Given entries =
** start **
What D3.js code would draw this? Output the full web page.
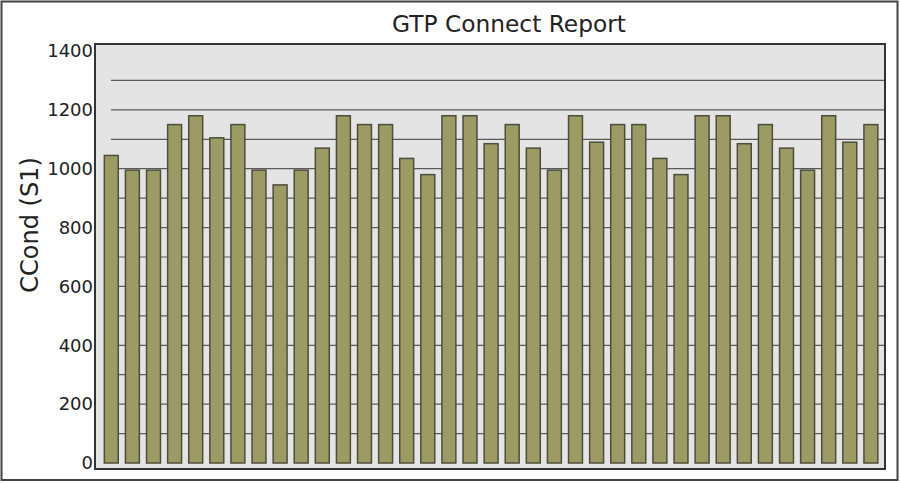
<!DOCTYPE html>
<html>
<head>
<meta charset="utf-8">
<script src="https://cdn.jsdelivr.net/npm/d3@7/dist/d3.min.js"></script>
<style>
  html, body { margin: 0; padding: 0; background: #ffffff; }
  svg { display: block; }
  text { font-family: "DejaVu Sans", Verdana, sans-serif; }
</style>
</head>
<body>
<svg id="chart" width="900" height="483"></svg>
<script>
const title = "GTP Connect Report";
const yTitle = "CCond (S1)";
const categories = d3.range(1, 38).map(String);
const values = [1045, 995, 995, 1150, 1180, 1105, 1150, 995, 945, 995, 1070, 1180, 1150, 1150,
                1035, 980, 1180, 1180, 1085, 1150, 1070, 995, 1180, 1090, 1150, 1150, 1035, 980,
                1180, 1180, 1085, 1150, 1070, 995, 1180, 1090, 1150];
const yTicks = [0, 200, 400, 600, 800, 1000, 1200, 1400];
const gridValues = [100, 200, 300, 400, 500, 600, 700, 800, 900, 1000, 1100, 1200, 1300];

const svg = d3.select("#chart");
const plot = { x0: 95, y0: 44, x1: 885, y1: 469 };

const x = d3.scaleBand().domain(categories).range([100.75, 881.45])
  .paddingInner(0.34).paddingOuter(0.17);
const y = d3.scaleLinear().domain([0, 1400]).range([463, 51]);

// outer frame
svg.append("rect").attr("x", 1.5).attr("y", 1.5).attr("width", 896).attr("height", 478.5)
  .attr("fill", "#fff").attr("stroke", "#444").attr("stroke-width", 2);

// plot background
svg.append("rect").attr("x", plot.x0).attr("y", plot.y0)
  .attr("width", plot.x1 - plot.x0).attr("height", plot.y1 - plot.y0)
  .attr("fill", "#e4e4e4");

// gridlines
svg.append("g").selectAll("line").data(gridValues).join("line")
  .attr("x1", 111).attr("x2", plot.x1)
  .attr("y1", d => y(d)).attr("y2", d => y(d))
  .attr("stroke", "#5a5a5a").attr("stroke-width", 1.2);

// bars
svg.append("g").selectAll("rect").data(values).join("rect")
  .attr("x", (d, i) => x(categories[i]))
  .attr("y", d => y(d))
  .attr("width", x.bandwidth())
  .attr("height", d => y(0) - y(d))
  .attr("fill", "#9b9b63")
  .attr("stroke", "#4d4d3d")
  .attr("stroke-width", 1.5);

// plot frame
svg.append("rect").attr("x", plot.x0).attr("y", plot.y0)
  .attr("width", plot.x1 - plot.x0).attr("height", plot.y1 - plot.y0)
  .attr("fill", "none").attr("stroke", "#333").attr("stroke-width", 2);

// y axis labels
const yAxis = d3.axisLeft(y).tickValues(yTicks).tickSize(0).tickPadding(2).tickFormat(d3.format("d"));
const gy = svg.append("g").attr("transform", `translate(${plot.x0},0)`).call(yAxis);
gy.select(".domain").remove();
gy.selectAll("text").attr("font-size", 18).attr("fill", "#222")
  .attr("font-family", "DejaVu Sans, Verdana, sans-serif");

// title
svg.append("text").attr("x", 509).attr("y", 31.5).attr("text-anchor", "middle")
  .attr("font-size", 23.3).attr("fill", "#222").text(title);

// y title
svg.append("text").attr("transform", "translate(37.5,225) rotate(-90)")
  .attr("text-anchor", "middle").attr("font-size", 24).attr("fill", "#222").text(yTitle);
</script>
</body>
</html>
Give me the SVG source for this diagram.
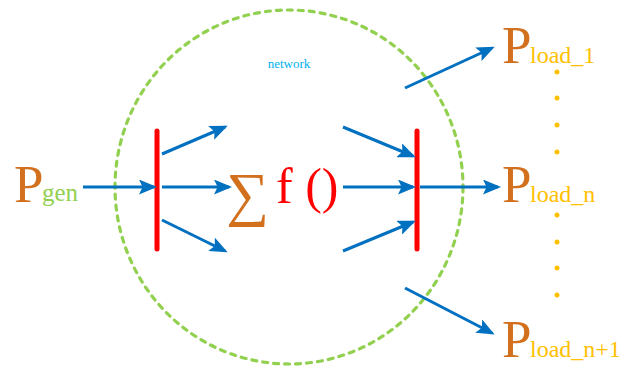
** end **
Aim of the exercise = State how many lines of the records above contain "this", with no words besides the number.

Task response = 2